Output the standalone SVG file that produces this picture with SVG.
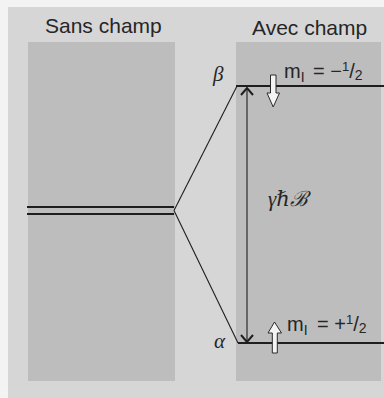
<svg xmlns="http://www.w3.org/2000/svg" width="384" height="398" viewBox="0 0 384 398">
<style>
.title{font-family:"Liberation Sans",Arial,sans-serif;font-size:21px;fill:#262626}
.ml{font-family:"Liberation Sans",Arial,sans-serif;font-size:20px;fill:#262626}
.greek{font-family:"Liberation Serif","DejaVu Serif",serif;font-style:italic;font-size:21px;fill:#262626}
.lvl{stroke:#1e1e1e;stroke-width:2;fill:none}
.thin{stroke:#1e1e1e;stroke-width:1.1;fill:none}
.open{fill:#f4f4f4;stroke:#2a2a2a;stroke-width:1}
</style>
<rect x="0" y="0" width="384" height="398" fill="#f3f3f3"/>
<rect x="8" y="7" width="376" height="391" fill="#d6d6d6"/>
<rect x="28" y="42" width="147" height="339" fill="#bdbdbd"/>
<rect x="236" y="42" width="145" height="339" fill="#bdbdbd"/>
<text class="title" x="45" y="33">Sans champ</text>
<text class="title" x="252" y="35">Avec champ</text>
<g id="level-sans">
<line class="lvl" x1="27" y1="207" x2="174" y2="207"/>
<line class="lvl" x1="27" y1="214" x2="174" y2="214"/>
</g>
<g id="level-beta">
<line class="lvl" x1="236" y1="86" x2="384" y2="86"/>
<text class="greek" x="213" y="81">β</text>
<polygon class="open" points="270.5,75 276,75 276,93 279.5,93 273.2,107 267,93 270.5,93"/>
<text class="ml" x="284" y="78">m<tspan font-size="14" dy="4">I</tspan><tspan dy="-4" x="313">= −</tspan><tspan font-size="13" dy="-7">1</tspan><tspan dy="7">/</tspan><tspan font-size="14" dy="2">2</tspan></text>
</g>
<g id="level-alpha">
<line class="lvl" x1="238" y1="343" x2="384" y2="343"/>
<text class="greek" x="214" y="348">α</text>
<polygon class="open" points="274.5,322 281.5,333 277.3,333 277.3,353 272.3,353 272.3,333 268,333"/>
<text class="ml" x="287" y="331">m<tspan font-size="14" dy="4">I</tspan><tspan dy="-4" x="317">= +</tspan><tspan font-size="13" dy="-7">1</tspan><tspan dy="7">/</tspan><tspan font-size="14" dy="2">2</tspan></text>
</g>
<g id="connectors">
<line class="thin" x1="174" y1="210.5" x2="237" y2="86"/>
<line class="thin" x1="174" y1="210.5" x2="238" y2="343"/>
<line class="thin" x1="247" y1="88" x2="247" y2="342"/>
<polyline class="lvl" points="241,95 247,88 253,95"/>
<polyline class="lvl" points="241,335 247,342 253,335"/>
</g>
<text class="greek" x="268" y="206">γℏℬ</text>
</svg>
########
=== SHORT PROBLEM ===
The material above must be printed exactly, with its pictures left out.

=== EXERCISE OUTPUT ===
Output the standalone SVG file that produces this picture with SVG.
<svg xmlns="http://www.w3.org/2000/svg" width="384" height="398" viewBox="0 0 384 398">
<style>
.title{font-family:"Liberation Sans",Arial,sans-serif;font-size:21px;fill:#262626}
.ml{font-family:"Liberation Sans",Arial,sans-serif;font-size:20px;fill:#262626}
.greek{font-family:"Liberation Serif","DejaVu Serif",serif;font-style:italic;font-size:21px;fill:#262626}
.lvl{stroke:#1e1e1e;stroke-width:2;fill:none}
.thin{stroke:#1e1e1e;stroke-width:1.1;fill:none}
.open{fill:#f4f4f4;stroke:#2a2a2a;stroke-width:1}
</style>
<rect x="0" y="0" width="384" height="398" fill="#f3f3f3"/>
<rect x="8" y="7" width="376" height="391" fill="#d6d6d6"/>
<rect x="28" y="42" width="147" height="339" fill="#bdbdbd"/>
<rect x="236" y="42" width="145" height="339" fill="#bdbdbd"/>
<text class="title" x="45" y="33">Sans champ</text>
<text class="title" x="252" y="35">Avec champ</text>
<g id="level-sans">
<line class="lvl" x1="27" y1="207" x2="174" y2="207"/>
<line class="lvl" x1="27" y1="214" x2="174" y2="214"/>
</g>
<g id="level-beta">
<line class="lvl" x1="236" y1="86" x2="384" y2="86"/>
<text class="greek" x="213" y="81">β</text>
<polygon class="open" points="270.5,75 276,75 276,93 279.5,93 273.2,107 267,93 270.5,93"/>
<text class="ml" x="284" y="78">m<tspan font-size="14" dy="4">I</tspan><tspan dy="-4" x="313">= −</tspan><tspan font-size="13" dy="-7">1</tspan><tspan dy="7">/</tspan><tspan font-size="14" dy="2">2</tspan></text>
</g>
<g id="level-alpha">
<line class="lvl" x1="238" y1="343" x2="384" y2="343"/>
<text class="greek" x="214" y="348">α</text>
<polygon class="open" points="274.5,322 281.5,333 277.3,333 277.3,353 272.3,353 272.3,333 268,333"/>
<text class="ml" x="287" y="331">m<tspan font-size="14" dy="4">I</tspan><tspan dy="-4" x="317">= +</tspan><tspan font-size="13" dy="-7">1</tspan><tspan dy="7">/</tspan><tspan font-size="14" dy="2">2</tspan></text>
</g>
<g id="connectors">
<line class="thin" x1="174" y1="210.5" x2="237" y2="86"/>
<line class="thin" x1="174" y1="210.5" x2="238" y2="343"/>
<line class="thin" x1="247" y1="88" x2="247" y2="342"/>
<polyline class="lvl" points="241,95 247,88 253,95"/>
<polyline class="lvl" points="241,335 247,342 253,335"/>
</g>
<text class="greek" x="268" y="206">γℏℬ</text>
</svg>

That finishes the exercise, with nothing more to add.